Conclusion. Official time is an unnecessary subsidy to federal employee unions that serves the interests of unions and their members, not the public. The taxpayer does not receive a direct benefit or any discernable consideration in return for the cost of official time.

Congress should eliminate this federal union subsidy. At a minimum, it should require detailed annual reporting, and agencies should improve their tracking of union activity. Taxpayers have a right to know how much of their tax dollars are used to finance federal employee unions and what union activities federal employees undertake while on official time instead of the jobs they were hired to do. 

With better reporting on the activities performed, federal employers may be able to reduce official time costs during collective bargaining negotiations.
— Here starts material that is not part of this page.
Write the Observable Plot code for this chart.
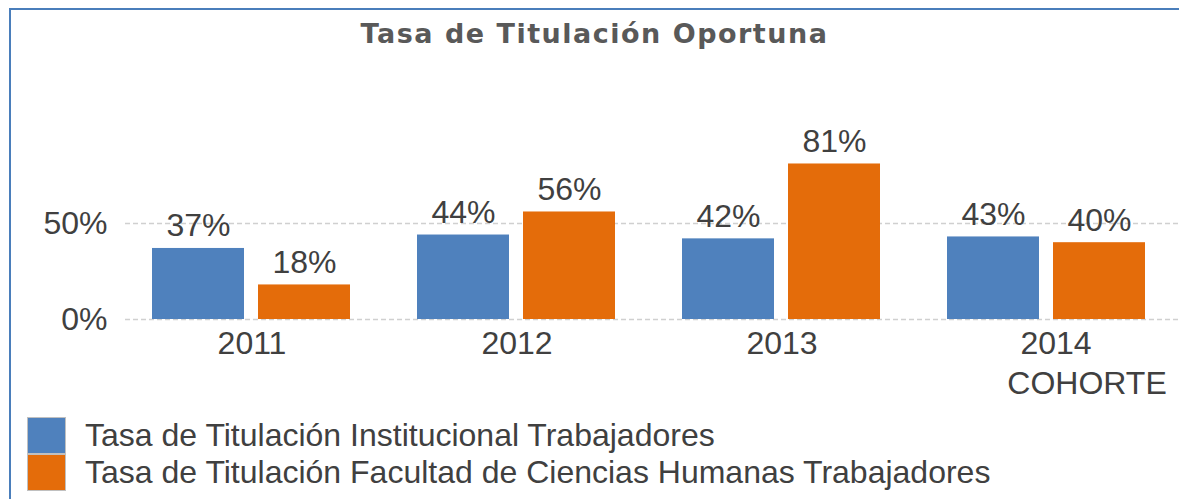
<!DOCTYPE html>
<html>
<head>
<meta charset="utf-8">
<script src="https://cdn.jsdelivr.net/npm/d3@7"></script>
<script src="https://cdn.jsdelivr.net/npm/@observablehq/plot@0.6"></script>
<style>
  body { margin: 0; background: #fff; }
  #wrap { position: relative; width: 1179px; height: 499px; overflow: hidden; font-family: "Liberation Sans", Arial, sans-serif; }
  #frame { position: absolute; left: 9px; top: 8px; width: 1200px; height: 520px; border-left: 2px solid #4a7ebb; border-top: 2px solid #4a7ebb; }
  #title { position: absolute; left: 10px; width: 1169px; top: 20px; text-align: center; font-family: "DejaVu Sans", Verdana, sans-serif; font-weight: bold; font-size: 27px; line-height: 27px; letter-spacing: 1.5px; color: #595959; white-space: nowrap; }
  #grid, #chart { position: absolute; left: 0; top: 0; }
  #legend { position: absolute; left: 27px; top: 417px; }
  .item { display: flex; align-items: flex-start; height: 37px; }
  .sw { width: 39px; height: 37px; box-sizing: border-box; border: 1px solid #c0c0c0; }
  .lab { margin-left: 19px; font-size: 32px; line-height: 37px; color: #404040; white-space: nowrap; }
</style>
</head>
<body>
<div id="wrap">
  <div id="frame"></div>
  <div id="title"></div>
  <div id="grid"></div>
  <div id="chart"></div>
  <div id="legend"></div>
</div>
<script>
const titleText = "Tasa de Titulación Oportuna";
const years = ["2011", "2012", "2013", "2014"];
const cohortNote = ["", "", "", "COHORTE"];
const seriesNames = [
  "Tasa de Titulación Institucional Trabajadores",
  "Tasa de Titulación Facultad de Ciencias Humanas Trabajadores"
];
const institucional = [0.37, 0.44, 0.42, 0.43];
const facultad = [0.18, 0.56, 0.81, 0.40];
const seriesColors = ["#4f81bd", "#e46c0a"];
const yTicks = [0, 0.5];

const data = years.flatMap((yr, i) => [
  {year: yr, series: seriesNames[0], value: institucional[i]},
  {year: yr, series: seriesNames[1], value: facultad[i]}
]);
const notes = years.map((yr, i) => ({year: yr, note: cohortNote[i]})).filter(d => d.note);
const plainYears = years.filter((yr, i) => !cohortNote[i]);
const cohortYears = years.filter((yr, i) => cohortNote[i]);
const pct = d3.format(".0%");

document.getElementById("title").textContent = titleText;

const common = {
  width: 1179,
  height: 410,
  marginLeft: 118,
  marginRight: 0,
  marginTop: 127,
  marginBottom: 91,
  style: {fontFamily: "'Liberation Sans', Arial, sans-serif", color: "#404040", background: "transparent", overflow: "visible"}
};

// Background layer: continuous gridlines and y axis
const grid = Plot.plot({
  ...common,
  y: {domain: [0, 1], axis: null},
  marks: [
    Plot.gridY(yTicks, {stroke: "#d0d0d0", strokeOpacity: 1, strokeDasharray: "5,3", strokeWidth: 1.3, insetLeft: 7}),
    Plot.axisY(yTicks, {tickSize: 0, tickPadding: 11, tickFormat: pct, fontSize: 32, label: null, fill: "#404040"})
  ]
});
document.getElementById("grid").appendChild(grid);

// Foreground layer: grouped bars, labels and category labels
const catLabel = {fx: d => d, text: d => d, frameAnchor: "bottom", lineAnchor: "top", dy: 12, fontSize: 32, fill: "#404040"};
const chart = Plot.plot({
  ...common,
  fx: {domain: years, paddingInner: 0.25, paddingOuter: 0.125, label: null, axis: null},
  x: {domain: seriesNames, paddingInner: 0.13, paddingOuter: 0, axis: null},
  y: {domain: [0, 1], axis: null},
  color: {domain: seriesNames, range: seriesColors},
  marks: [
    Plot.barY(data, {fx: "year", x: "series", y: "value", fill: "series"}),
    Plot.text(data, {fx: "year", x: "series", y: "value", text: d => pct(d.value), lineAnchor: "bottom", dy: -12, fontSize: 32, fill: "#404040"}),
    Plot.text(plainYears, catLabel),
    Plot.text(cohortYears, {...catLabel, dx: 9}),
    Plot.text(notes, {fx: "year", text: "note", frameAnchor: "bottom", lineAnchor: "top", dy: 52, dx: 40, fontSize: 32, fill: "#404040"})
  ]
});
document.getElementById("chart").appendChild(chart);

const legend = document.getElementById("legend");
seriesNames.forEach((name, i) => {
  const item = document.createElement("div");
  item.className = "item";
  const sw = document.createElement("div");
  sw.className = "sw";
  sw.style.background = seriesColors[i];
  const lab = document.createElement("div");
  lab.className = "lab";
  lab.textContent = name;
  item.appendChild(sw);
  item.appendChild(lab);
  legend.appendChild(item);
});
</script>
</body>
</html>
By statute, official time use outside of collective bargaining and dispute resolution must be “reasonable, necessary, and in the public interest,” but activity other than collective bargaining and dispute resolution makes up roughly three-fourths of official time use. If official time continues to exist, agencies should demand that federal employee unions prove that work time spent on union matters is in fact reasonable, necessary, and in the public interest. American taxpayers deserve no less.